Nor does this mean that you (as a game developer) shouldn't use the artifact that is Project Darkstar. If you find it useful (and it already deals with multiple cores rather nicely), there is no reason not to use it. The community and the development team give support. The technology is advancing. And there is the possibility that in the future there will be features in this technology that are genuinely unique.

But don't expect us to take the low-risk path. And don't expect to have a list of shipping games or running worlds that are using the technology, or the standard sort of proof-points that are the hallmark of a product. We don't have them, because we aren't a product. Or if we are, we are the kind of product that was common when the computer industry was much younger, when the notion of R&D meant that what was being done was both research and development.

Comments:

Hi, Jim. I suspect you missed whitespace/paragraph formatting information in your post. As-is, it is very hard to read.

Posted by Eduardo Pelegri-Llopart on August 07, 2009 at 11:02 AM PDT #

Hi Jim.

I've been reading your blog with interest and it is giving me an excellent overview of where PDS is going and why so thanks for that.

I do have one question about the social groups load balancing though.

In our game each player has multiple avatars that they can theoretically have active at any one time. Those avatars move independantly through the game world - so in many ways the avatar is a more natural unit than the players in terms of working out connections... but in other ways the player is. (i.e. locational connections go to the avatars and are different for each. Social connections such as guild/chat channels/etc go by the player).

How would the planned system cope with that? Would I need to generate separate logins to the darkstar system for each avatar or will the social networking structure be clever enough to seperate out the avatar objects?

Posted by TimB on August 10, 2009 at 03:27 AM PDT #

Hi Tim--

Well, we actually have a notion of an identity that we use to group tasks into units, and which we use to try to determine the social networks. How these identities map to actual users (or groups or users, or groups of avatars that are associated with a particular user) is, to some extent, under the control of the game server developer. Every login will be a different identity, but you can (or, maybe, will be able to-- not sure if this is in the trunk yet) create different identities (for things like NPOs) and could use the same sort of techniques to start off sets of tasks for different avatars. We (the core Darkstar code) can't figure out the right thing in those circumstances, so we do need some guidance from the programmer.

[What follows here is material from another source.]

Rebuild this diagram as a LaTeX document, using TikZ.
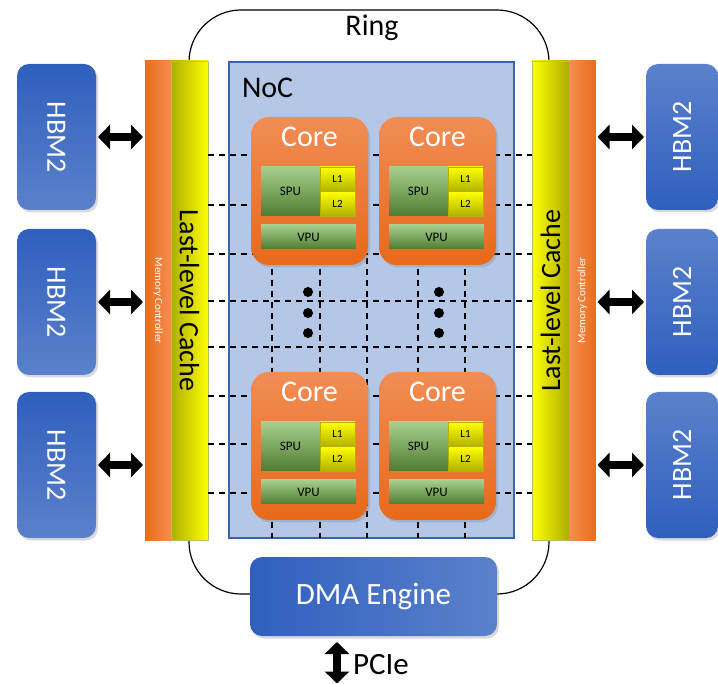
\documentclass[tikz,border=0pt]{standalone}
\usepackage{fontspec}
\usepackage{graphicx}
\setmainfont{Carlito}
\usetikzlibrary{shadows,arrows.meta,calc}

\definecolor{hbmdark}{HTML}{2F5FBE}
\definecolor{hbmlight}{HTML}{5B81CB}
\definecolor{mcdark}{HTML}{E86E1C}
\definecolor{mclight}{HTML}{F58D50}
\definecolor{llcdark}{HTML}{ADAD00}
\definecolor{llcyellow}{HTML}{FFFF00}
\definecolor{llcedge}{HTML}{A9C46A}
\definecolor{nocfill}{HTML}{B4C7E7}
\definecolor{nocedge}{HTML}{3A64AE}
\definecolor{coretop}{HTML}{F18D55}
\definecolor{corebot}{HTML}{E8691A}
\definecolor{spulight}{HTML}{A6CF8C}
\definecolor{spudark}{HTML}{4F7D31}
\definecolor{cachedark}{HTML}{B0B000}

\newcommand\fsbig{\fontsize{28}{30}\selectfont}
\newcommand\fslabel{\fontsize{30}{32}\selectfont}
\newcommand\fshuge{\fontsize{31}{33}\selectfont}

\begin{document}
\begin{tikzpicture}[x=1pt,y=-1pt,
  base/.style={inner sep=0pt, outer sep=0pt},
  softshadow/.style={drop shadow={opacity=0.3, shadow xshift=2pt, shadow yshift=-2.5pt}},
  hbm/.style={base, rounded corners=12pt, minimum width=79pt, minimum height=146pt,
    softshadow, text=white, font=\fsbig},
  mc/.style={base, minimum width=26pt, minimum height=479pt, text=white,
    font=\fontsize{11}{12}\selectfont},
  llc/.style={base, draw=llcedge, line width=0.8pt, minimum width=37pt,
    minimum height=479pt, font=\fsbig},
  core/.style={base, rounded corners=18pt, minimum width=117pt, minimum height=148pt,
    top color=coretop, bottom color=corebot, softshadow},
  corelbl/.style={base, text=white, font=\fslabel},
  spu/.style={base, top color=spulight, bottom color=spudark,
    font=\fontsize{13}{14}\selectfont},
  cache/.style={base, top color=llcyellow, bottom color=cachedark,
    draw=llcyellow!70!black, line width=0.3pt, font=\fontsize{11}{12}\selectfont},
  grid/.style={line width=1.2pt, dash pattern=on 6pt off 5pt},
  dot/.style={circle, fill=black, inner sep=0pt, minimum size=10pt},
  biarrow/.style={line width=8pt,
    {Triangle[length=12pt,width=24pt]}-{Triangle[length=12pt,width=24pt]}},
  txt/.style={base, font=\fslabel}
]
\useasboundingbox (0,0) rectangle (718,684);

% ring interconnect
\node[base, draw, line width=1.2pt, rounded corners=52pt,
  minimum width=360pt, minimum height=584pt] (ring) at (369,302) {};
\node[txt] (ringlbl) at (372,28) {Ring};

% memory controllers and last-level caches
\node[mc, left color=mcdark, right color=mclight] (mcL) at (158,300.5)
  {\rotatebox{-90}{Memory Controller}};
\node[llc, left color=llcdark, right color=llcyellow] (llcL) at (189.5,300.5)
  {\rotatebox{-90}{Last-level Cache}};
\node[llc, left color=llcyellow, right color=llcdark] (llcR) at (550.5,300.5)
  {\rotatebox{90}{Last-level Cache}};
\node[mc, left color=mclight, right color=mcdark] (mcR) at (582.5,300.5)
  {\rotatebox{90}{Memory Controller}};

% network on chip
\node[base, fill=nocfill, draw=nocedge, line width=1.5pt,
  minimum width=285pt, minimum height=476pt] (noc) at (371.5,300) {};
\node[txt, anchor=west] (noclbl) at (242,88) {NoC};

% mesh links
\foreach \y in {155,205,254,301,347,396,444,493}
  \draw[grid] (llcL.east |- 0,\y) -- (llcR.west |- 0,\y);
\foreach \x in {272,320,367,418,465}
  \draw[grid] (\x,258) -- (noc.south -| \x,0);

% cores
\foreach \n/\cx/\cy in {1/251/117, 2/379/117, 3/251/372, 4/379/372} {
  \node[core, anchor=north west] (core\n) at (\cx,\cy) {};
  \node[corelbl] (corelbl\n) at ($(core\n.north west)+(58.5,20)$) {Core};
  \node[spu, anchor=north west, minimum width=59pt, minimum height=49pt]
    (spu\n) at ($(core\n.north west)+(10,50)$) {SPU};
  \node[cache, anchor=north west, minimum width=35pt, minimum height=24.5pt]
    (lone\n) at ($(core\n.north west)+(69,50)$) {L1};
  \node[cache, anchor=north west, minimum width=35pt, minimum height=24.5pt]
    (ltwo\n) at ($(core\n.north west)+(69,74.5)$) {L2};
  \node[spu, anchor=north west, minimum width=95pt, minimum height=24pt]
    (vpu\n) at ($(core\n.north west)+(10,108)$) {VPU};
}

% ellipsis between core rows
\foreach \dx in {308,439}
  \foreach \dy in {292,313,333}
    \node[dot] (dot-\dx-\dy) at (\dx,\dy) {};

% DMA engine
\node[base, rounded corners=12pt, minimum width=247pt, minimum height=79pt,
  left color=hbmdark, right color=hbmlight, softshadow, text=white, font=\fshuge]
  (dma) at (373.5,596.5) {DMA Engine};

% HBM2 stacks
\node[hbm, top color=hbmdark, bottom color=hbmlight] (hbmL1) at (56.5,137) {\rotatebox{-90}{HBM2}};
\node[hbm, top color=hbmdark, bottom color=hbmlight] (hbmL2) at (56.5,302) {\rotatebox{-90}{HBM2}};
\node[hbm, top color=hbmdark, bottom color=hbmlight] (hbmL3) at (56.5,465) {\rotatebox{-90}{HBM2}};
\node[hbm, minimum width=72pt, top color=hbmlight, bottom color=hbmdark] (hbmR1) at (682,137) {\rotatebox{90}{HBM2}};
\node[hbm, minimum width=72pt, top color=hbmlight, bottom color=hbmdark] (hbmR2) at (682,302) {\rotatebox{90}{HBM2}};
\node[hbm, minimum width=72pt, top color=hbmlight, bottom color=hbmdark] (hbmR3) at (682,465) {\rotatebox{90}{HBM2}};

% memory links
\foreach \i in {1,2,3} {
  \draw[biarrow, shorten <=2pt, shorten >=2pt] (hbmL\i.east) -- (hbmL\i.east -| mcL.west);
  \draw[biarrow, shorten <=2pt, shorten >=2pt] (hbmR\i.west -| mcR.east) -- (hbmR\i.west);
}

% host link
\coordinate (pcieend) at (337,684);
\draw[biarrow, shorten <=6pt, shorten >=0.5pt] (dma.south -| pcieend) -- (pcieend);
\node[txt, anchor=west, font=\fshuge] (pcie) at (353,665) {PCIe};
\end{tikzpicture}
\end{document}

In general, we just assume that different logins are different identities, and anything more fancy than that needs to be supplied by the game developer.

Jim

Posted by Jim Waldo on August 10, 2009 at 04:41 AM PDT #

To follow up with Jim's comment, the ability to create new identities is included as part of the most recent 0.9.10 release. Have a look at the RunWithNewIdentity annotation. When the system runs any task that is annotated with this new annotation, it will generate a new identity for that task and any subsequent children tasks will also be given this new identity. So each of your avatars could potentially be branched off and given their own identities using this mechanism.

Posted by Owen Kellett on August 10, 2009 at 06:17 AM PDT #

Thanks guys, that sounds like it has potential although I'd need to look at it in more detail. (We are currently on 0.9.8 although planning to upgrade from that Soon[tm]).

It isn't something I'm going to worry about too much until we see if it actually poses a problem but it's nice to know we have some options if it does!